While attending Fresno State, he has volunteered more than 300 hours with nonprofit organizations that serve foster children and provide food and clothing to the poor and homeless. For his efforts, Lazaro-Alonso received a Fresno State Spirit of Service Award as 2012 Student Volunteer of the Year.
Spirit of Service awards are given to students, faculty, staff and the university’s nonprofit community partners for their commitment to community engagement at Fresno State.
“I’ve had good times and bad,” Lazaro-Alonso says. “I don’t regret being in the system. If it wasn’t for that, I wouldn’t be where I am today.”
Born in Fresno, Lazaro-Alonso remembers that his parents were heavy drinkers. He says his mother, Tammy Lazaro, also had a drug addiction, and his father, Miguel Lazaro, physically abused him. He no longer is in communication with his mother; his father died about three years ago.
“My main scars are from him,” says Lazaro-Alonso,
pointing to a three-inch mark on his face.
He remembers his mother or his father missing from the family’s home for long periods, which gave him a sick feeling that nobody cared about him and his siblings.

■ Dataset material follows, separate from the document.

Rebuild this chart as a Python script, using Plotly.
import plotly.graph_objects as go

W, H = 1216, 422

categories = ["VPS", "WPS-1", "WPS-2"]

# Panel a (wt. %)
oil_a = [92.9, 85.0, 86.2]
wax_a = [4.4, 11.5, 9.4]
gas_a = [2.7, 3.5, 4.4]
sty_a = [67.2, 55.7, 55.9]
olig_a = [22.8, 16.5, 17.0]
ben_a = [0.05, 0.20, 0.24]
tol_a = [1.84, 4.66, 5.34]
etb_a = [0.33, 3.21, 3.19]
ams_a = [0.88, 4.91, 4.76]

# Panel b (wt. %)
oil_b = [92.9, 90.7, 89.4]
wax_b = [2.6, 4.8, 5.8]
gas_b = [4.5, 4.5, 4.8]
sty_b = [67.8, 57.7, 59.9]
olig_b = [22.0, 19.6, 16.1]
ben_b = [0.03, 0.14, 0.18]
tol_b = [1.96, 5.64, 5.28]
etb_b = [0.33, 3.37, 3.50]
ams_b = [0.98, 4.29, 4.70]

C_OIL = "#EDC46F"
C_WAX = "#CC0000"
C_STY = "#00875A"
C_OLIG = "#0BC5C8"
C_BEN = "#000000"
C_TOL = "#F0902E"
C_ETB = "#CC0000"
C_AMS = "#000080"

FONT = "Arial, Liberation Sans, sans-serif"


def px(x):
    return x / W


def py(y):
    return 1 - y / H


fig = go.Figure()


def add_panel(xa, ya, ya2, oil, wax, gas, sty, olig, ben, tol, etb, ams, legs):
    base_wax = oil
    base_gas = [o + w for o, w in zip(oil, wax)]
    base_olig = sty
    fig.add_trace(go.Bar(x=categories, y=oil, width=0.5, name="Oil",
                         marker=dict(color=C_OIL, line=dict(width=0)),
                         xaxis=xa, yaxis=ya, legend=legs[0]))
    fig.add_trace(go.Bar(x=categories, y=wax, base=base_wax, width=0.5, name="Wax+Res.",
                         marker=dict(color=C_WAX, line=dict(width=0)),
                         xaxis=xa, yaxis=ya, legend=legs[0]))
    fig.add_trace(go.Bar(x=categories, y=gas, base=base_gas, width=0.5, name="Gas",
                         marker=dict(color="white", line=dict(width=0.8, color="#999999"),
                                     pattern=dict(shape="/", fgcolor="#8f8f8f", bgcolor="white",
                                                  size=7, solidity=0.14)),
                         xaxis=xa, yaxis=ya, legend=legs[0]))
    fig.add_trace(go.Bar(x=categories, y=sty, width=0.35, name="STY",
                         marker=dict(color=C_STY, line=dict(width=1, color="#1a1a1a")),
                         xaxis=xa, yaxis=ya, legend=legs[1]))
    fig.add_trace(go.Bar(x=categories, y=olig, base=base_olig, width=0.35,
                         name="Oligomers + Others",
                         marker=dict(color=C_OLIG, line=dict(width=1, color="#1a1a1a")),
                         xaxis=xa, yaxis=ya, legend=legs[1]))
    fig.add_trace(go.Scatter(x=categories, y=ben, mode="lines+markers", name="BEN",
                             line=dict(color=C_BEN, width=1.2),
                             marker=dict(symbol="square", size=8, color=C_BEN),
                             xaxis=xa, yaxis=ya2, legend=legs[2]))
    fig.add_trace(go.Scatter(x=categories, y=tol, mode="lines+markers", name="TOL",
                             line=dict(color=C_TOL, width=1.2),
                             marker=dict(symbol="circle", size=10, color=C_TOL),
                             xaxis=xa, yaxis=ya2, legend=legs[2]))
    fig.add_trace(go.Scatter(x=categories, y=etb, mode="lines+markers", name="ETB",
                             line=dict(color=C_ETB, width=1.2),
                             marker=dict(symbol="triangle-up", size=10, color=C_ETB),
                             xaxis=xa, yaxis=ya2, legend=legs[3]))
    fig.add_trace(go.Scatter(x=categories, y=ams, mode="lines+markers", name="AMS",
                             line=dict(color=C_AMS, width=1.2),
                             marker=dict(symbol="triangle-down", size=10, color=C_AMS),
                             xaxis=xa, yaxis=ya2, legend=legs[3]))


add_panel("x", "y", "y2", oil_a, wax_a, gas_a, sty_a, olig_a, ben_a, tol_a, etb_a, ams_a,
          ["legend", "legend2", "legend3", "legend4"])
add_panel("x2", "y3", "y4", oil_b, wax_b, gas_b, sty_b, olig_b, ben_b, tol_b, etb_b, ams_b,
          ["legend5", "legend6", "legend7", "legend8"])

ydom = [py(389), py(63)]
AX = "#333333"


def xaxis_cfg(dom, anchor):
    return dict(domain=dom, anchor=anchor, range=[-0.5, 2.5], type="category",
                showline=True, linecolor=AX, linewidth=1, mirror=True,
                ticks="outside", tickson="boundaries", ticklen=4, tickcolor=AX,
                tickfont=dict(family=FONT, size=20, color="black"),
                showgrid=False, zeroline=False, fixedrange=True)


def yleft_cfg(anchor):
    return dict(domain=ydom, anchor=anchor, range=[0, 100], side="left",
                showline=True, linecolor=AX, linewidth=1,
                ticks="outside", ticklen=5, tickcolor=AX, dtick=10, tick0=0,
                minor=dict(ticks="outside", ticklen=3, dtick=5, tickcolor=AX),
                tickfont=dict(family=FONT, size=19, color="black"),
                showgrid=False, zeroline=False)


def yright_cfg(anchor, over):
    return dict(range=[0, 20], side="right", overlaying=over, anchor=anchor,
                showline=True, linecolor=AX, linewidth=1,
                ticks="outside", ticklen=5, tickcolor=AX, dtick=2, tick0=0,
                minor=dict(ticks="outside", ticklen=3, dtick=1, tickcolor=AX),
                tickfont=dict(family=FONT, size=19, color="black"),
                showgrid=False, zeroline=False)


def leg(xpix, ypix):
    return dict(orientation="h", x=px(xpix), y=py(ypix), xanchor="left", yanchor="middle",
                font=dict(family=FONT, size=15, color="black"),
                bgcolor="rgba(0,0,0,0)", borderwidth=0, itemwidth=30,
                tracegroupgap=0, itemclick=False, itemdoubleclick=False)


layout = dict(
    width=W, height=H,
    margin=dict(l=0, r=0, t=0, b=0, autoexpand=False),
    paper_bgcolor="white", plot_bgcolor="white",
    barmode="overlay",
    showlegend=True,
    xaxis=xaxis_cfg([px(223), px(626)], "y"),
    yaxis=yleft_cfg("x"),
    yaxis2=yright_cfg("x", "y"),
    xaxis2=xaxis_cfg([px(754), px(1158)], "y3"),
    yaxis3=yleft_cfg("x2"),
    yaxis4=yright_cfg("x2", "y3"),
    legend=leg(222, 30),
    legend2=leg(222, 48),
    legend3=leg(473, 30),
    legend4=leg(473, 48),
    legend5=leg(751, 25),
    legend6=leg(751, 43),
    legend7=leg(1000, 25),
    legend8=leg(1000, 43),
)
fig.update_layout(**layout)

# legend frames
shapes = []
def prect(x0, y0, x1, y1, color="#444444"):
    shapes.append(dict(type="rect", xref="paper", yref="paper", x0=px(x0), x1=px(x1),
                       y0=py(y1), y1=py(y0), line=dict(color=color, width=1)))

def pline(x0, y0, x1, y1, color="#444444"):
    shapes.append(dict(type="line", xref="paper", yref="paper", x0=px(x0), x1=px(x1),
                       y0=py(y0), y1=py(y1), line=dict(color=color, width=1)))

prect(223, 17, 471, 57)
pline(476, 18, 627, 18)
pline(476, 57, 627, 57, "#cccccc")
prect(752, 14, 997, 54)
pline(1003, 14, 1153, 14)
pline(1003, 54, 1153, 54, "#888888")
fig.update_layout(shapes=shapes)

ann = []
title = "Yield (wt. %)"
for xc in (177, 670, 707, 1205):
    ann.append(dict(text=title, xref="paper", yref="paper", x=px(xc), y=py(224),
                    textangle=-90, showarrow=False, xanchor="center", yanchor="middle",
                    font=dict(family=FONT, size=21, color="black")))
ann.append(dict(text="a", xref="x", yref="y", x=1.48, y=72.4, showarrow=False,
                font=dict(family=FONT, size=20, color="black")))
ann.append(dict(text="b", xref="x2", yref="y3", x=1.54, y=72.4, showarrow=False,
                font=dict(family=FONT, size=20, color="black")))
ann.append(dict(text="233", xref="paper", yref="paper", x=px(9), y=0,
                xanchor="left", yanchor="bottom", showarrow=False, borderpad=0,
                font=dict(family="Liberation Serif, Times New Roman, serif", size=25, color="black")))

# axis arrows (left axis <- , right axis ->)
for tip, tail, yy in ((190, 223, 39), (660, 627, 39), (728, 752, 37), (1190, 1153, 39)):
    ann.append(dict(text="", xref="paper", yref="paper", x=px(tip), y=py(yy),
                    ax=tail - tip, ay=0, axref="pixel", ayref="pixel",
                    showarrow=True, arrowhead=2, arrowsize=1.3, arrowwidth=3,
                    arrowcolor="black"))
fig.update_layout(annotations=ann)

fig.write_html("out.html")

The last straw was when Lazaro-Alonso and his siblings were left alone in their home for about two weeks, he says. Neighbors called police. Child Protective Services removed the children from the home — and Lazaro-Alonso entered the foster-care system.
Bounced from home to home, he says he still held out hope.

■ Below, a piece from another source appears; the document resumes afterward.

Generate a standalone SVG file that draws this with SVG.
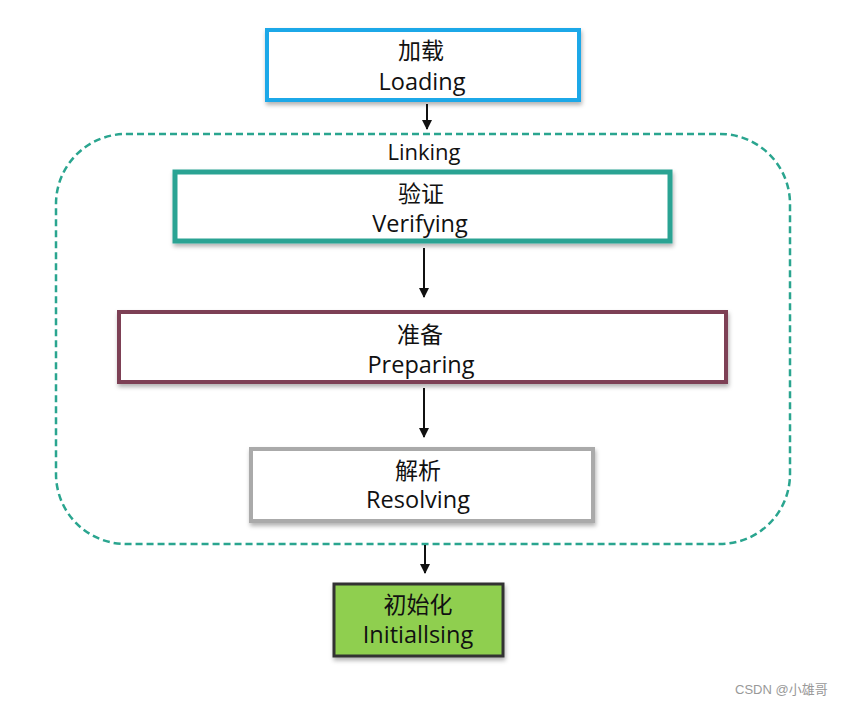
<svg xmlns="http://www.w3.org/2000/svg" width="850" height="704" viewBox="0 0 850 704">
<defs>
<filter id="sh" x="-10%" y="-20%" width="120%" height="150%">
<feDropShadow dx="1" dy="3" stdDeviation="2" flood-color="#000" flood-opacity="0.3"/>
</filter>
<marker id="ah" viewBox="0 0 10 10" refX="9" refY="5" markerWidth="11" markerHeight="10" orient="auto" markerUnits="userSpaceOnUse">
<path d="M0,0 L10,5 L0,10 z" fill="#111"/>
</marker>
<style>
.zh{font-family:"Noto Sans CJK SC","Noto Sans",sans-serif;font-size:23px;fill:#111;text-anchor:middle}
.en{font-family:"Open Sans","Noto Sans",sans-serif;font-size:23.5px;fill:#111;text-anchor:middle}
.box{fill:#fff;filter:url(#sh)}
.conn{stroke:#111;stroke-width:2;fill:none}
</style>
</defs>
<rect width="850" height="704" fill="#fff"/>
<g id="linking">
<rect x="56" y="134" width="734" height="410" rx="70" ry="70" fill="none" stroke="#2aa58f" stroke-width="2.5" stroke-dasharray="7,4"/>
<text class="en" x="424" y="160" style="font-size:22px">Linking</text>
</g>
<g id="loading">
<rect class="box" x="267" y="30" width="312" height="70" stroke="#1ea8e8" stroke-width="4"/>
<text class="zh" x="421" y="59">加载</text>
<text class="en" x="422" y="90">Loading</text>
</g>
<g id="verifying">
<rect class="box" x="175" y="172" width="495" height="69" stroke="#2ba393" stroke-width="5"/>
<text class="zh" x="421" y="202">验证</text>
<text class="en" x="420" y="232">Verifying</text>
</g>
<g id="preparing">
<rect class="box" x="119" y="312" width="607" height="70" stroke="#7d4155" stroke-width="4"/>
<text class="zh" x="420" y="343">准备</text>
<text class="en" x="421" y="373">Preparing</text>
</g>
<g id="resolving">
<rect class="box" x="251" y="449" width="342" height="72" stroke="#aaaaaa" stroke-width="4"/>
<text class="zh" x="418" y="479">解析</text>
<text class="en" x="418" y="508">Resolving</text>
</g>
<g id="initialising">
<rect x="334" y="584" width="169" height="72" fill="#8fcf4f" stroke="#333" stroke-width="3" filter="url(#sh)"/>
<text class="zh" x="418" y="613">初始化</text>
<text class="en" x="418" y="643">Initiallsing</text>
</g>
<g id="connectors">
<line class="conn" x1="427" y1="104" x2="427" y2="129" marker-end="url(#ah)"/>
<line class="conn" x1="424" y1="248" x2="424" y2="297" marker-end="url(#ah)"/>
<line class="conn" x1="424" y1="388" x2="424" y2="437" marker-end="url(#ah)"/>
<line class="conn" x1="425" y1="545" x2="425" y2="573" marker-end="url(#ah)"/>
</g>
<text x="735" y="694" font-family="Liberation Sans,Noto Sans CJK SC,sans-serif" font-size="13" fill="#999">CSDN @小雄哥</text>
</svg>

“No matter how wrong your parents were, you always wanted to go back,” he says.
But it never happened.
At 12, he grew more disappointed with his mother, who for long stretches would miss the times she was supposed to visit him. So, at a court hearing, he told officials that he longer wanted to see his mother. He hadn’t seen his father for years.

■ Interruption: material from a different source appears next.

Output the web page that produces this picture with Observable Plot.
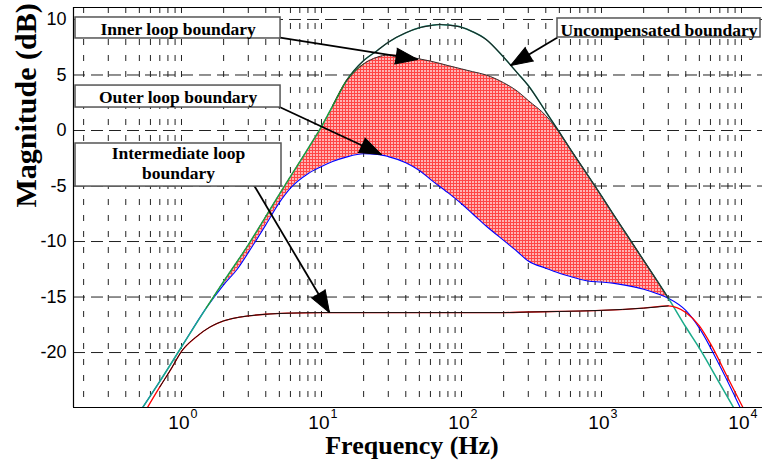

He was uncomfortable telling others about his background. Not until high school, when he played football as a running back/defensive back at Clovis East, did he confide in then-Clovis East coach Tim Murphy.
“He was like a dad to me; he was the only one who knew about me,” Lazaro-Alonso says. “When people hear ‘foster care,’ they usually think ‘troubled youth.’ So I just didn’t bring it up.”
He never doubted he would go to college.
But it was a rough start at Fresno State. He dropped out after the first semester. He attended classes at the Willow International Community College Center for three semesters before returning to Fresno State.
Because of his experiences growing up, he says, he majored in criminology so he could “make a difference in that area.” His minor is in social work.
He also joined a fraternity, Pi Kappa Alpha, known for its community service. He began volunteering at Quality Foster Care and Aspiranet, both Fresno organizations that provide services for youth in foster care, and at the Bulldog Pantry and Poverello House, which help the poor and homeless. He also has volunteered with Fresno Community Food Bank and the Boys to Men mentoring organization.
“Looking back, the individuals who showed that they cared were the ones who volunteered,” he remembers. “Those individuals contributed to me turning the corner.”
Michael Eberhard, president of Fresno State’s Intrafraternity Council, nominated Lazaro-Alonso for the Spirit of Service Award. He also has worked with Lazaro-Alonso on special service projects for Pi Kappa Alpha.
“He does it with a passion,” Eberhard says. “He does it from the goodness of his heart. He does it because he knows what it can do for people.
“If anyone truly deserves this award, this guy does.”